The two nodes has problem

# query 
{
  res(func: uid(0xfda573587ff07,0x109cb6fcbf1403)) {
    uid
    dgraph.type
    count(uid)
  }
}
# result

 {
    "res": [
      {
        "count": 2
      },
      {
        "uid": "0xfda573587ff07",
        "dgraph.type": [
          "person"
        ]
      },
      {
        "uid": "0x109cb6fcbf1403",
        "dgraph.type": [
          "person"
        ]
      }
    ]
  }

@core-devs this appears to be a bug. No idea why it would behave this way.

1 Like

Correct me if I’m wrong, but shouldn’t the dgraph.type NOT be a list type? It is returning an array instead of a string…

"dgraph.type": [
  "person"
]

I would wonder if the correct data returns a string instead of an array?

J

J,
dgraph.type is a list type predicate in GraphQL+-(DQL), and it can not be modified in Schema or Type System.

you can try it in Dgraph Docs Or Playground.

1 Like

Do you have any solution to fix this?

in version 20.11.0

We can rewrite some rdfs manually,

<problem_nodes_with_type_error> <dgraph.type> "person" .

after we rewrite these rdfs

these node would work fine with func: type(person)

But I’m not sure that we can always have a way to find the nodes in our real application.

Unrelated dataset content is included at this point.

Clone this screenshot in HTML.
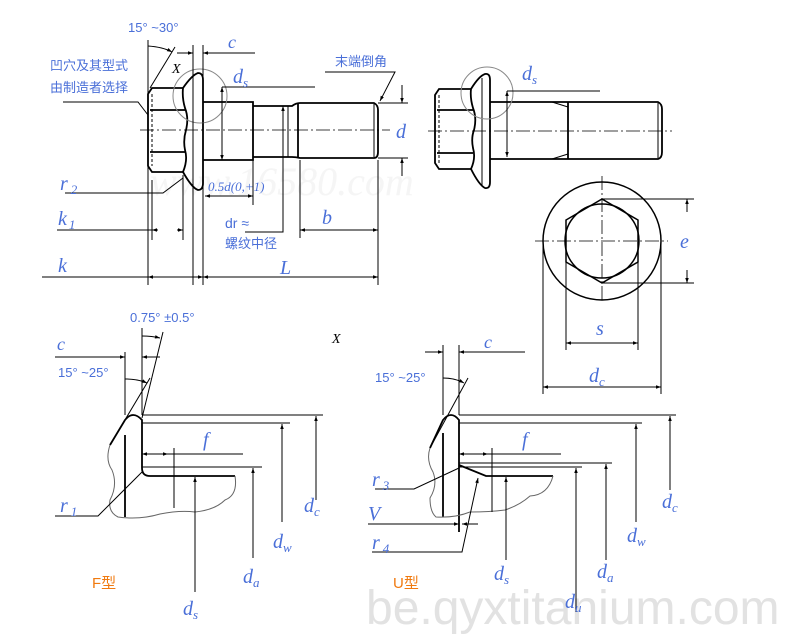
<!DOCTYPE html>
<html><head><meta charset="utf-8"><style>
html,body{margin:0;padding:0;background:#fff}
svg{display:block}
.b{fill:#4a6fd8;font-family:"Liberation Serif",serif;font-style:italic}
.s{fill:#4a6fd8;font-family:"Liberation Sans","Noto Sans CJK SC",sans-serif}
</style></head><body>
<svg width="800" height="640" viewBox="0 0 800 640" xmlns="http://www.w3.org/2000/svg">
<defs><marker id="a" viewBox="0 0 10 10" refX="10" refY="5" markerWidth="7" markerHeight="5" orient="auto-start-reverse"><path d="M0,1.5L10,5L0,8.5z" fill="#000"/></marker></defs>
<text x="150" y="195" font-size="40" fill="#f5f5f5" font-family="Liberation Serif" font-style="italic">www.16580.com</text>
<text x="366" y="624" font-size="48" fill="#e2e2e2" font-family="Liberation Sans">be.qyxtitanium.com</text>
<g fill="none" stroke="#000" stroke-width="1">
<line x1="140" y1="130" x2="390" y2="130" stroke-dasharray="14,3,2,3" stroke-width="0.8"/>
<g stroke-width="1.8">
<path d="M183,88 L152,88 L148,94 L148,166 L152,172 L183,172"/>
<line x1="150" y1="110" x2="185" y2="110"/><line x1="150" y1="152" x2="185" y2="152"/>
<path d="M183,88 Q192,75 198,73 Q203,73 203,80 L203,183 Q203,190 198,190 Q192,188 183,172 Q188,160 185,150 Q183,140 186,130 Q189,118 185,108 Q182,98 183,88"/>
<path d="M203,102 Q208,102 212,102 L253,102 L253,160 L212,160 Q208,160 203,160"/>
<path d="M253,106 L292,106 Q296,103 300,103 L374,103 Q378,105 378,110 L378,152 Q378,158 374,158 L300,158 Q296,157 292,157 L253,157"/>
<line x1="298" y1="103" x2="298" y2="158"/>
</g>
<line x1="374" y1="104" x2="374" y2="157"/>
<line x1="288" y1="106" x2="288" y2="157"/>
<line x1="152" y1="94" x2="152" y2="166" stroke-dasharray="3,2"/>
<circle cx="200" cy="96" r="27" stroke="#888"/>
<line x1="222" y1="87" x2="315" y2="87"/><line x1="222" y1="87" x2="222" y2="160" marker-end="url(#a)" marker-start="url(#a)"/>
<line x1="378" y1="103" x2="408" y2="103"/><line x1="378" y1="158" x2="408" y2="158"/>
<line x1="402" y1="85" x2="402" y2="103" marker-end="url(#a)"/><line x1="402" y1="176" x2="402" y2="158" marker-end="url(#a)"/>
<line x1="148" y1="40" x2="148" y2="285"/><line x1="193" y1="45" x2="193" y2="285"/><line x1="203" y1="45" x2="203" y2="285"/>
<line x1="177" y1="53" x2="193" y2="53" marker-end="url(#a)"/><line x1="255" y1="53" x2="203" y2="53" marker-end="url(#a)"/>
<line x1="150" y1="88" x2="175" y2="47"/><path d="M148,46 Q163,47 172,52" marker-end="url(#a)"/>
<path d="M63,102 L138,102 L148,115"/>
<path d="M65,193 L163,193 L183,178"/>
<line x1="152" y1="180" x2="152" y2="240"/><line x1="183" y1="175" x2="183" y2="240"/>
<line x1="57" y1="230" x2="152" y2="230"/><line x1="158" y1="230" x2="152" y2="230" marker-end="url(#a)"/><line x1="177" y1="230" x2="183" y2="230" marker-end="url(#a)"/>
<line x1="42" y1="277" x2="148" y2="277"/><line x1="175" y1="277" x2="148" y2="277" marker-end="url(#a)"/><line x1="175" y1="277" x2="203" y2="277" marker-end="url(#a)"/>
<line x1="290" y1="277" x2="203" y2="277" marker-end="url(#a)"/><line x1="290" y1="277" x2="378" y2="277" marker-end="url(#a)"/>
<line x1="378" y1="160" x2="378" y2="285"/><line x1="253" y1="160" x2="253" y2="205"/><line x1="300" y1="160" x2="300" y2="238"/>
<line x1="230" y1="196" x2="205" y2="196" marker-end="url(#a)"/><line x1="230" y1="196" x2="253" y2="196" marker-end="url(#a)"/>
<line x1="340" y1="230" x2="300" y2="230" marker-end="url(#a)"/><line x1="340" y1="230" x2="378" y2="230" marker-end="url(#a)"/>
<path d="M245,232 L283,232 L283,106" marker-end="url(#a)"/><line x1="283" y1="140" x2="283" y2="106"/>
<path d="M325,72 L395,72 L380,101" marker-end="url(#a)"/>
<line x1="428" y1="131" x2="672" y2="131" stroke-dasharray="14,3,2,3" stroke-width="0.8"/>
<g stroke-width="1.8">
<path d="M471,89 L439,89 L435,95 L435,163 L439,169 L471,169"/>
<line x1="437" y1="110" x2="473" y2="110"/><line x1="437" y1="153" x2="473" y2="153"/>
<path d="M471,89 Q479,76 485,74 Q490,73 490,80 L490,182 Q490,189 485,188 Q479,185 471,169 Q476,158 473,148 Q471,138 474,130 Q477,118 473,108 Q470,98 471,89"/>
<path d="M490,102 L658,102 Q662,104 662,109 L662,152 Q662,158 658,159 L490,159"/>
<line x1="568" y1="102" x2="568" y2="159"/>
</g>
<line x1="482" y1="78" x2="482" y2="185"/>
<line x1="658" y1="103" x2="658" y2="158"/>
<line x1="439" y1="95" x2="439" y2="163" stroke-dasharray="3,2"/>
<path d="M552,102 L568,107 M552,159 L568,154"/>
<circle cx="487" cy="93" r="26" stroke="#888"/>
<line x1="507" y1="91" x2="600" y2="91"/><line x1="507" y1="91" x2="507" y2="157" marker-end="url(#a)" marker-start="url(#a)"/>
<circle cx="602" cy="241" r="59" stroke-width="1.5"/>
<circle cx="602" cy="241" r="37" stroke-width="1.5"/>
<polygon points="602,199 638,220 638,262 602,283 566,262 566,220" stroke-width="1.5"/>
<line x1="535" y1="241" x2="668" y2="241" stroke-dasharray="14,3,2,3" stroke-width="0.8"/>
<line x1="602" y1="176" x2="602" y2="300" stroke-dasharray="14,3,2,3" stroke-width="0.8"/>
<line x1="602" y1="199" x2="694" y2="199"/><line x1="602" y1="283" x2="694" y2="283"/>
<line x1="687" y1="212" x2="687" y2="199" marker-end="url(#a)"/><line x1="687" y1="270" x2="687" y2="283" marker-end="url(#a)"/>
<line x1="566" y1="262" x2="566" y2="350"/><line x1="638" y1="262" x2="638" y2="350"/>
<line x1="602" y1="343" x2="566" y2="343" marker-end="url(#a)"/><line x1="602" y1="343" x2="638" y2="343" marker-end="url(#a)"/>
<line x1="543" y1="245" x2="543" y2="394"/><line x1="661" y1="245" x2="661" y2="394"/>
<line x1="602" y1="387" x2="543" y2="387" marker-end="url(#a)"/><line x1="602" y1="387" x2="661" y2="387" marker-end="url(#a)"/>
<line x1="125" y1="352" x2="125" y2="415"/><line x1="142" y1="328" x2="142" y2="415"/>
<line x1="55" y1="357" x2="125" y2="357" marker-end="url(#a)"/><line x1="160" y1="357" x2="142" y2="357" marker-end="url(#a)"/>
<line x1="142" y1="418" x2="163" y2="332"/><path d="M142,336 Q152,336 160,338" marker-end="url(#a)"/>
<line x1="110" y1="445" x2="150" y2="378"/><path d="M125,379 Q138,379 147,383" marker-end="url(#a)"/>
<g stroke-width="1.8">
<path d="M110,445 L125,420 Q133,410 142,420 L142,468 Q142,476 150,476 L235,476"/>
<line x1="125" y1="435" x2="125" y2="517"/>
</g>
<path d="M110,445 Q105,460 112,470 Q118,485 110,500 Q108,512 118,517 Q140,520 160,514 Q180,510 195,512 Q215,510 225,500 Q238,495 235,476" stroke="#666"/>
<line x1="142" y1="415" x2="323" y2="415"/><line x1="142" y1="423" x2="290" y2="423"/>
<line x1="142" y1="454" x2="243" y2="454"/><line x1="142" y1="467" x2="262" y2="467"/>
<line x1="174" y1="448" x2="174" y2="508"/>
<line x1="160" y1="454" x2="142" y2="454" marker-end="url(#a)"/><line x1="158" y1="454" x2="168" y2="454" marker-end="url(#a)"/>
<line x1="316" y1="500" x2="316" y2="416" marker-end="url(#a)"/>
<line x1="282" y1="522" x2="282" y2="424" marker-end="url(#a)"/>
<line x1="253" y1="558" x2="253" y2="468" marker-end="url(#a)"/>
<line x1="195" y1="592" x2="195" y2="477" marker-end="url(#a)"/>
<path d="M55,516 L98,516 L142,472"/>
<line x1="443" y1="345" x2="443" y2="415"/><line x1="459" y1="345" x2="459" y2="415"/>
<line x1="425" y1="352" x2="443" y2="352" marker-end="url(#a)"/><line x1="525" y1="352" x2="459" y2="352" marker-end="url(#a)"/>
<line x1="430" y1="448" x2="468" y2="378"/><path d="M443,378 Q455,378 464,383" marker-end="url(#a)"/>
<g stroke-width="1.8">
<path d="M430,448 L443,420 Q451,410 459,420 L459,532"/>
<line x1="443" y1="433" x2="443" y2="517"/>
<path d="M459,465 L486,476 L553,476"/>
</g>
<path d="M430,448 Q426,460 433,472 Q438,485 430,498 Q430,512 436,517 Q455,518 470,512 Q490,512 505,510 Q520,505 530,496 Q548,495 553,476" stroke="#666"/>
<line x1="459" y1="415" x2="676" y2="415"/><line x1="459" y1="423" x2="642" y2="423"/>
<line x1="459" y1="454" x2="561" y2="454"/><line x1="459" y1="463" x2="612" y2="463"/><line x1="459" y1="467" x2="582" y2="467"/>
<line x1="492" y1="448" x2="492" y2="512"/>
<line x1="475" y1="454" x2="459" y2="454" marker-end="url(#a)"/><line x1="475" y1="454" x2="488" y2="454" marker-end="url(#a)"/>
<line x1="670" y1="490" x2="670" y2="416" marker-end="url(#a)"/>
<line x1="636" y1="522" x2="636" y2="424" marker-end="url(#a)"/>
<line x1="606" y1="560" x2="606" y2="464" marker-end="url(#a)"/>
<line x1="576" y1="612" x2="576" y2="468" marker-end="url(#a)"/>
<line x1="506" y1="560" x2="506" y2="477" marker-end="url(#a)"/>
<path d="M375,489 L414,489 L459,468"/>
<line x1="368" y1="524" x2="459" y2="524" marker-end="url(#a)"/><line x1="478" y1="524" x2="462" y2="524" marker-end="url(#a)"/>
<path d="M372,552 L462,552 L478,478" marker-end="url(#a)"/>
</g>
<g class="s" font-size="13">
<text x="128" y="32">15° ~30°</text>
<text x="50" y="70" font-size="13">凹穴及其型式</text>
<text x="50" y="92" font-size="13">由制造者选择</text>
<text x="335" y="66">末端倒角</text>
<text x="225" y="228" font-size="14">dr ≈</text>
<text x="225" y="248">螺纹中径</text>
<text x="130" y="322">0.75° ±0.5°</text>
<text x="58" y="377">15° ~25°</text>
<text x="375" y="382">15° ~25°</text>
<text x="92" y="588" font-size="15" style="fill:#f07a10">F型</text>
<text x="393" y="588" font-size="15" style="fill:#f07a10">U型</text>
</g>
<g class="b" font-size="20">
<text x="228" y="48" font-size="18">c</text>
<text x="233" y="83">d<tspan font-size="13" dy="4">s</tspan></text>
<text x="172" y="73" font-size="14" style="fill:#000">X</text>
<text x="396" y="138">d</text>
<text x="60" y="190">r<tspan font-size="13" dx="3" dy="4">2</tspan></text>
<text x="208" y="191" font-size="13">0.5d(0,+1)</text>
<text x="58" y="225">k<tspan font-size="13" dx="2" dy="4">1</tspan></text>
<text x="322" y="224">b</text>
<text x="58" y="272">k</text>
<text x="280" y="274">L</text>
<text x="522" y="80">d<tspan font-size="13" dy="4">s</tspan></text>
<text x="680" y="248">e</text>
<text x="596" y="335">s</text>
<text x="589" y="382">d<tspan font-size="13" dy="4">c</tspan></text>
<text x="57" y="350" font-size="18">c</text>
<text x="332" y="343" font-size="14" style="fill:#000">X</text>
<text x="203" y="446">f</text>
<text x="60" y="512">r<tspan font-size="13" dx="3" dy="4">1</tspan></text>
<text x="304" y="512">d<tspan font-size="13" dy="4">c</tspan></text>
<text x="273" y="548">d<tspan font-size="13" dy="4">w</tspan></text>
<text x="243" y="583">d<tspan font-size="13" dy="4">a</tspan></text>
<text x="183" y="615">d<tspan font-size="13" dy="4">s</tspan></text>
<text x="484" y="348" font-size="18">c</text>
<text x="522" y="446">f</text>
<text x="372" y="486">r<tspan font-size="13" dx="3" dy="4">3</tspan></text>
<text x="368" y="520">V</text>
<text x="372" y="549">r<tspan font-size="13" dx="3" dy="4">4</tspan></text>
<text x="662" y="508">d<tspan font-size="13" dy="4">c</tspan></text>
<text x="627" y="542">d<tspan font-size="13" dy="4">w</tspan></text>
<text x="597" y="578">d<tspan font-size="13" dy="4">a</tspan></text>
<text x="494" y="580">d<tspan font-size="13" dy="4">s</tspan></text>
<text x="565" y="608">d<tspan font-size="13" dy="4">u</tspan></text>
</g>
</svg>
</body></html>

That is correct in DQL a node can have multiple types. Like a type that implements an interface will have DQL types for both the type and the interface.


I don’t have a fix for this, but wondering if 21.12 would make any difference because of how bitmaps were changed for posting lists. I don’t know the actual problem though.

2 Likes

So are you able to replicate this problem with smaller set of data (not 20 mln+ records)? Can you prepare minimal possible set to test this case?
BTW, do you test it on a single dgraph alpha node or on a cluster (and if so, how many nodes)?
Also, is id your real type name? I wonder if it could be kind of “reserved” keyword (like in @id). If so, can you try with different type name?